Instructions to follow:
Find the word "matplotlib" in the data. Return every line where it appears.

Stored rows:
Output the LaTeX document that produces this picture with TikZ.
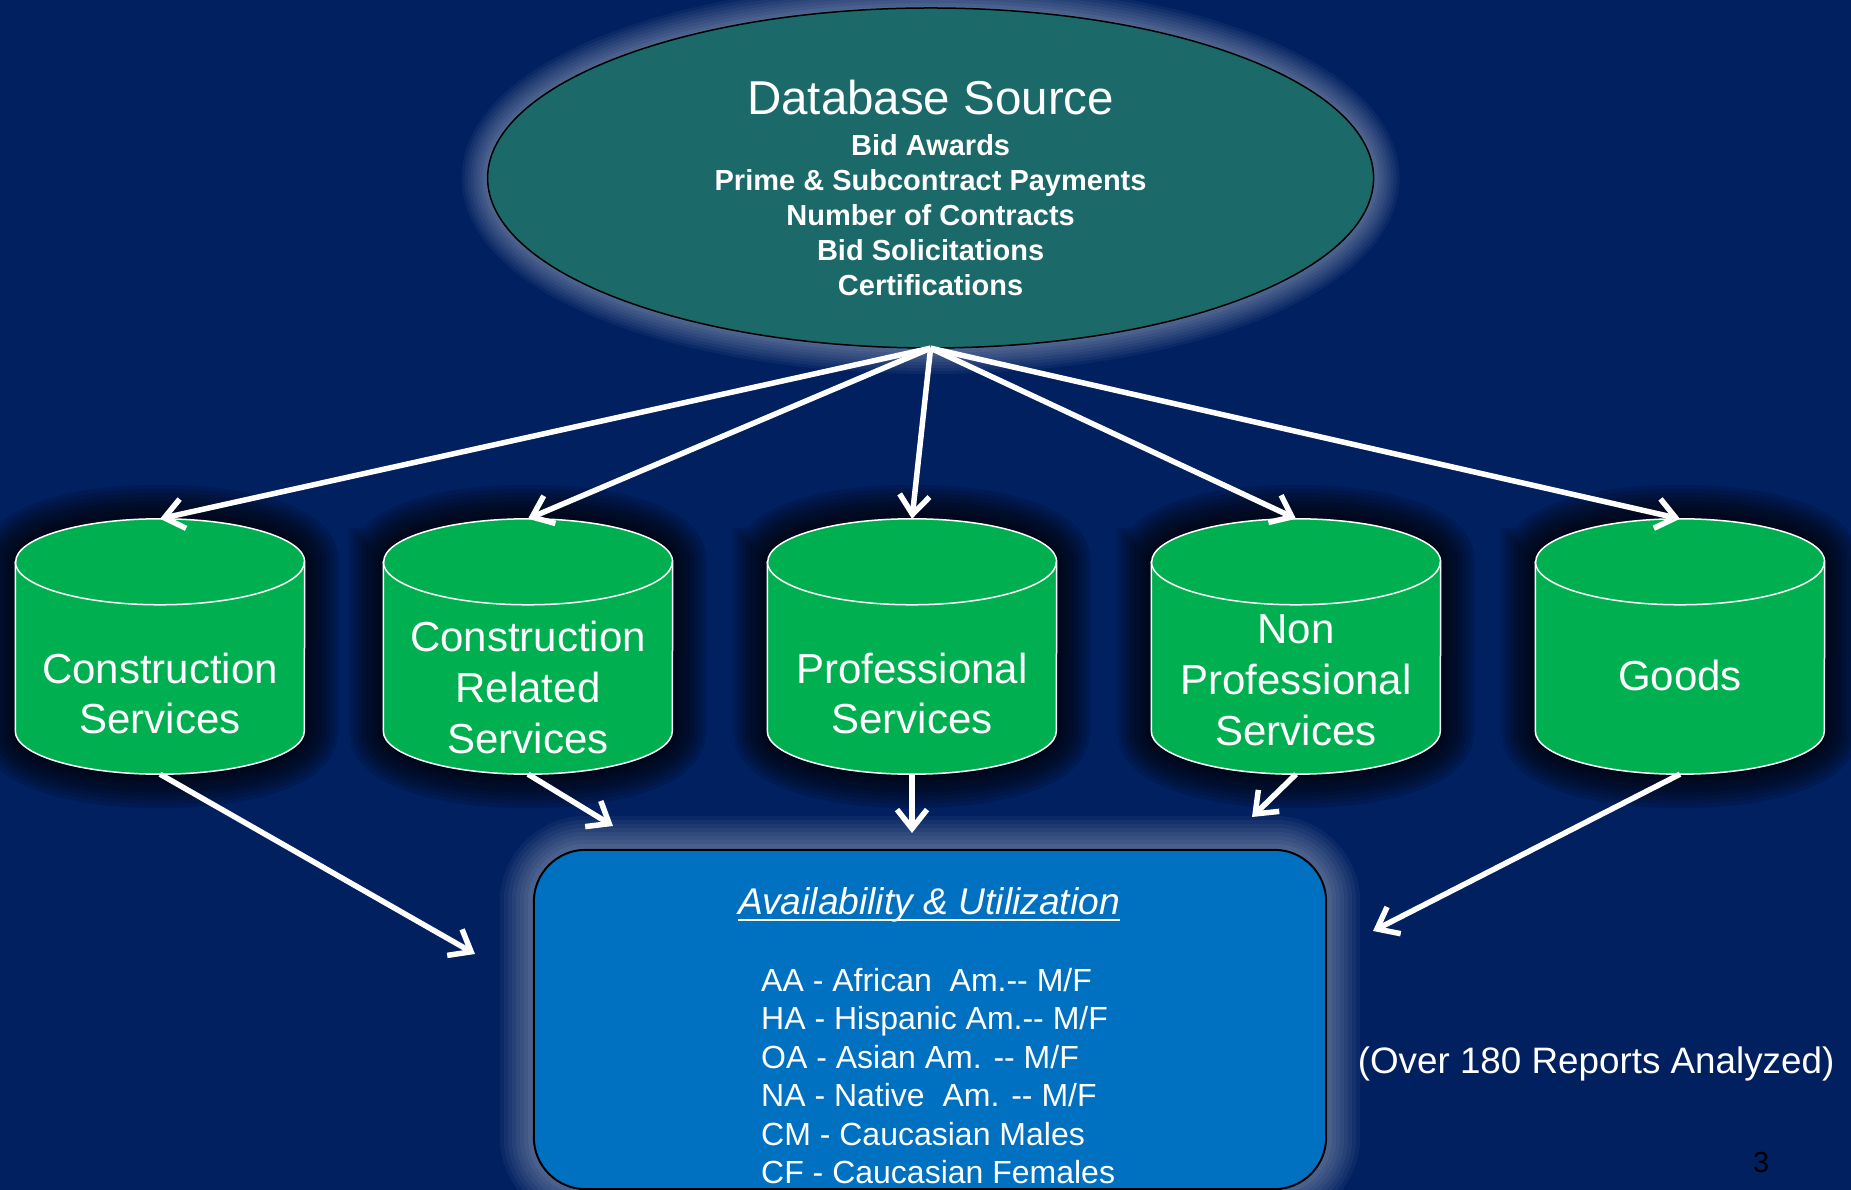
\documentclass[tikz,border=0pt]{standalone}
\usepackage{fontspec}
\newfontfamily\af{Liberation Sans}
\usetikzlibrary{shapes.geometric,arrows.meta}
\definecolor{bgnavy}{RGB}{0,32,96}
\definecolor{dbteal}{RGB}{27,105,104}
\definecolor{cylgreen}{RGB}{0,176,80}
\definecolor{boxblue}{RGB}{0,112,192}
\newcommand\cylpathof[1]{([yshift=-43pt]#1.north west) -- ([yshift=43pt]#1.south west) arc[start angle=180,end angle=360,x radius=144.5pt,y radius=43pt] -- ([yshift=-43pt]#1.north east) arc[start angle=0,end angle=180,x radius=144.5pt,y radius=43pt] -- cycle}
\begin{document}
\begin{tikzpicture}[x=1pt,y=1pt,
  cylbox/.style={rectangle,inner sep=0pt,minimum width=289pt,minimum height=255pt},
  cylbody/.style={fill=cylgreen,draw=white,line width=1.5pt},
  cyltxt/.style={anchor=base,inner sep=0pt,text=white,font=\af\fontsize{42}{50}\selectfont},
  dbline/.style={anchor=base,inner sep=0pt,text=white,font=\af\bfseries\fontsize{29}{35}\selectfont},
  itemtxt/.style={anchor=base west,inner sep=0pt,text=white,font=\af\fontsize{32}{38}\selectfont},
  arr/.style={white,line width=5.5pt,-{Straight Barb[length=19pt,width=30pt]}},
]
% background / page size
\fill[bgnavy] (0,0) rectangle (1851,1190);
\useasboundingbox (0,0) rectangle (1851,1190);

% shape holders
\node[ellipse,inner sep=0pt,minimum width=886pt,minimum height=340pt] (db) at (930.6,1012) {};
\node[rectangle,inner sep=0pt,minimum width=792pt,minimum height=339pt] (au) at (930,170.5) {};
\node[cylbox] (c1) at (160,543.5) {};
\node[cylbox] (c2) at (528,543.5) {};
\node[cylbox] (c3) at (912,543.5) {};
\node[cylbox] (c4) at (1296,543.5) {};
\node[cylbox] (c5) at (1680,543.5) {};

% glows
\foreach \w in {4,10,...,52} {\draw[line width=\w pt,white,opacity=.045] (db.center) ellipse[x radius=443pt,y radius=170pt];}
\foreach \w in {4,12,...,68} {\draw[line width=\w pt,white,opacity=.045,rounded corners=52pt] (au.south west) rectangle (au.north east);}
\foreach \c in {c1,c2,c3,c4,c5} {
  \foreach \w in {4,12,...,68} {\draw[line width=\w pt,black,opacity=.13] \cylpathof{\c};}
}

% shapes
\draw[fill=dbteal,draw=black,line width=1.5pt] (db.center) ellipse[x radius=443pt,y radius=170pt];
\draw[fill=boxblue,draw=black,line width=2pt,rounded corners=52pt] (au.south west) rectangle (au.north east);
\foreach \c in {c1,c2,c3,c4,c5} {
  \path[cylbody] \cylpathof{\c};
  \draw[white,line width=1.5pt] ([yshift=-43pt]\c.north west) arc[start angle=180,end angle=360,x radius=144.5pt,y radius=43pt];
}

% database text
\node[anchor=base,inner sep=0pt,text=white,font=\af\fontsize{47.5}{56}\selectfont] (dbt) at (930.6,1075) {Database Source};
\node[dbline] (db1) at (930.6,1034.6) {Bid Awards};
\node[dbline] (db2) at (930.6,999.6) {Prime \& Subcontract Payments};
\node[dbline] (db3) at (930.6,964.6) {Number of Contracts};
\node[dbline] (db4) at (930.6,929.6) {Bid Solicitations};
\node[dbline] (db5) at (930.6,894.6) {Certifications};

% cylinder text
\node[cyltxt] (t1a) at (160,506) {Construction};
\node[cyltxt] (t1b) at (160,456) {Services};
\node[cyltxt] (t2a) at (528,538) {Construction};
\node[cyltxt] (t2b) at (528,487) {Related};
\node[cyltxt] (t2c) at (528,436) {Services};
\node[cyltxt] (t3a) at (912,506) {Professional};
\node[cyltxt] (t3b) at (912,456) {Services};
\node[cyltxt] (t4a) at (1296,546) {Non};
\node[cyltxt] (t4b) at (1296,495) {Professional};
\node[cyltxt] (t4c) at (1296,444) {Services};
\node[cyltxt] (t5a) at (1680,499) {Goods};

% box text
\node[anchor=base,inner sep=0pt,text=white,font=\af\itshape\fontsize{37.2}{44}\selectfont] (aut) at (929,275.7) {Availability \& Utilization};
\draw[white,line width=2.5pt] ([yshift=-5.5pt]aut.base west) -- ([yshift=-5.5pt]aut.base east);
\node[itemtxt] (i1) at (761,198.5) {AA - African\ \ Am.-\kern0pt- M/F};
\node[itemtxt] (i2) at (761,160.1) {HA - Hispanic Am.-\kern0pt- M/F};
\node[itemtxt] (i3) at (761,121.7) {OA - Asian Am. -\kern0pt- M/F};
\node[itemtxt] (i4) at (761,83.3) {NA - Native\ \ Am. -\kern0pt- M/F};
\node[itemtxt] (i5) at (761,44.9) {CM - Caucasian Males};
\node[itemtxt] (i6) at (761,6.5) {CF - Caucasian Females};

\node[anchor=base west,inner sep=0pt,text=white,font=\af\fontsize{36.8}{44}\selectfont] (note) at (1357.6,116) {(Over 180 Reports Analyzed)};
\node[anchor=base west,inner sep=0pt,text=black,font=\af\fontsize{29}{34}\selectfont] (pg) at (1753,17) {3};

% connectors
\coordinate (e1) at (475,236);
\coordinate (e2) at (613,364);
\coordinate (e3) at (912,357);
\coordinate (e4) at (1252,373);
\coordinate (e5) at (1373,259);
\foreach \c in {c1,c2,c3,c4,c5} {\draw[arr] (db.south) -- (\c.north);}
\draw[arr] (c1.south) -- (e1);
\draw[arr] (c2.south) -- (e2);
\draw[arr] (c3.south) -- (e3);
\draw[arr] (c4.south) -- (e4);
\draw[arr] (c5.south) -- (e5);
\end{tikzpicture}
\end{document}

...

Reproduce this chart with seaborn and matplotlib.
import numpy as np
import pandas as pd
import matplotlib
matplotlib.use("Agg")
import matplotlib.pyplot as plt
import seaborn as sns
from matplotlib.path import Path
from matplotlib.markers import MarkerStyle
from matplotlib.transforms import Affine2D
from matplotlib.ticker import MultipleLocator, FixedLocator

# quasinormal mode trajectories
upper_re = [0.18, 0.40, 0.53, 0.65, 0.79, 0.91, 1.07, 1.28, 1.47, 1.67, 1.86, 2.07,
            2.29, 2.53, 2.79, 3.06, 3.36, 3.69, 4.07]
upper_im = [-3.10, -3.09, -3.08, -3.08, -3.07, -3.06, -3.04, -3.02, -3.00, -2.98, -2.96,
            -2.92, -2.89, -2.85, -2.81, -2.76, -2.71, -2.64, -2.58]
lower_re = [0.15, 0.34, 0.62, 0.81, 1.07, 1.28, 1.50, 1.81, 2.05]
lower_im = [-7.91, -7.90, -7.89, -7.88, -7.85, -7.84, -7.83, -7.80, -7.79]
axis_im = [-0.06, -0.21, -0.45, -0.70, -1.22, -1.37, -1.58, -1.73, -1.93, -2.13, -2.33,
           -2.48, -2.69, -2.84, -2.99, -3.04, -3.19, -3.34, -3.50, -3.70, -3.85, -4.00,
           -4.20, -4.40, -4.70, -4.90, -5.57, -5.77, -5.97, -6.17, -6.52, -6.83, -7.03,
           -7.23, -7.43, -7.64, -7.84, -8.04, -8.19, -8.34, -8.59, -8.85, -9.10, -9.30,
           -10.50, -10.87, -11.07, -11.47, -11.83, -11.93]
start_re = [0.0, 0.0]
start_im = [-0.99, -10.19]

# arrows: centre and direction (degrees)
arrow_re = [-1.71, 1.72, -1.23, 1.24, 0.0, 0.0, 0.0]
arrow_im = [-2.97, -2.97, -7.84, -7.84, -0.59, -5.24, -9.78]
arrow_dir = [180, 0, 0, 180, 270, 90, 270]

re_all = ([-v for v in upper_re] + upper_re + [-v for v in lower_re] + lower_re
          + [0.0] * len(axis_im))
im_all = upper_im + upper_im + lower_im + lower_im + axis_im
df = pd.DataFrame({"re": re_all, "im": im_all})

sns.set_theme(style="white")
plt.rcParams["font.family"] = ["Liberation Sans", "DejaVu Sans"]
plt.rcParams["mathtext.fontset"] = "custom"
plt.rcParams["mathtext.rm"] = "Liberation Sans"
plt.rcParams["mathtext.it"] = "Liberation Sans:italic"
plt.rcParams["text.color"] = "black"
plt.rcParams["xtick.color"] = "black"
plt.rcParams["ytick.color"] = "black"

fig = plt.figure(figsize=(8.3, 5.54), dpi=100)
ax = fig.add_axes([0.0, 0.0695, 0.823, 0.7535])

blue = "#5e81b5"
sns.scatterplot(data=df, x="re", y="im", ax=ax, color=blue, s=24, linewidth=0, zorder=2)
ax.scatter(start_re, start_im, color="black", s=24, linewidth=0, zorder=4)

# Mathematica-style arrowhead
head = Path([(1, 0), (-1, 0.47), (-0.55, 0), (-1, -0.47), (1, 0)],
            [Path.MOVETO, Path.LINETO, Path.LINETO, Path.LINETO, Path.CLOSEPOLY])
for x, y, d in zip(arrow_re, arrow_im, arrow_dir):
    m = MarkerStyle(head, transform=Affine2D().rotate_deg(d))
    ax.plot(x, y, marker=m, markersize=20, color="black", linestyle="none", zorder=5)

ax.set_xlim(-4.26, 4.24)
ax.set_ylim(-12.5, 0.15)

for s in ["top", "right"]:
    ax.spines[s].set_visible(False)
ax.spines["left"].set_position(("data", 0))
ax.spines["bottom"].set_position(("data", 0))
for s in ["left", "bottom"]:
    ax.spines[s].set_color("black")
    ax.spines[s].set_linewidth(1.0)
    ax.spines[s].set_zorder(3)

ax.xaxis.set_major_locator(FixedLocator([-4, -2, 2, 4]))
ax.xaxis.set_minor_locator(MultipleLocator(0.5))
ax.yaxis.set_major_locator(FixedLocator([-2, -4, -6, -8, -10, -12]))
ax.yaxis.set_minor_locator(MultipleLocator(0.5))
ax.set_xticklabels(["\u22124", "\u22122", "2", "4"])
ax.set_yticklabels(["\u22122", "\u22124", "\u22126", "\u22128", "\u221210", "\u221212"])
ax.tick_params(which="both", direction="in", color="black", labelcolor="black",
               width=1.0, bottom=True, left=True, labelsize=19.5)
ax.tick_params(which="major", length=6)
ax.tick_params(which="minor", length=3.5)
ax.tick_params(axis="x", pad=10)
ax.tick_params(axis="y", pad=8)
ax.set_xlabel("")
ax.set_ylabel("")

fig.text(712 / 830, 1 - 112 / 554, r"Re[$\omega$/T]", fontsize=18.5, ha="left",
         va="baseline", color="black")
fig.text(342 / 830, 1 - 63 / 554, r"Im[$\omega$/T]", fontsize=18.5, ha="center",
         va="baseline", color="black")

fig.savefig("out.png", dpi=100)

Result for this task:
Reproduce this chart with seaborn and matplotlib.
import matplotlib
matplotlib.use("Agg")
import matplotlib.pyplot as plt
from matplotlib.path import Path
from matplotlib.markers import MarkerStyle
from matplotlib.transforms import Affine2D
from matplotlib.ticker import MultipleLocator, FixedLocator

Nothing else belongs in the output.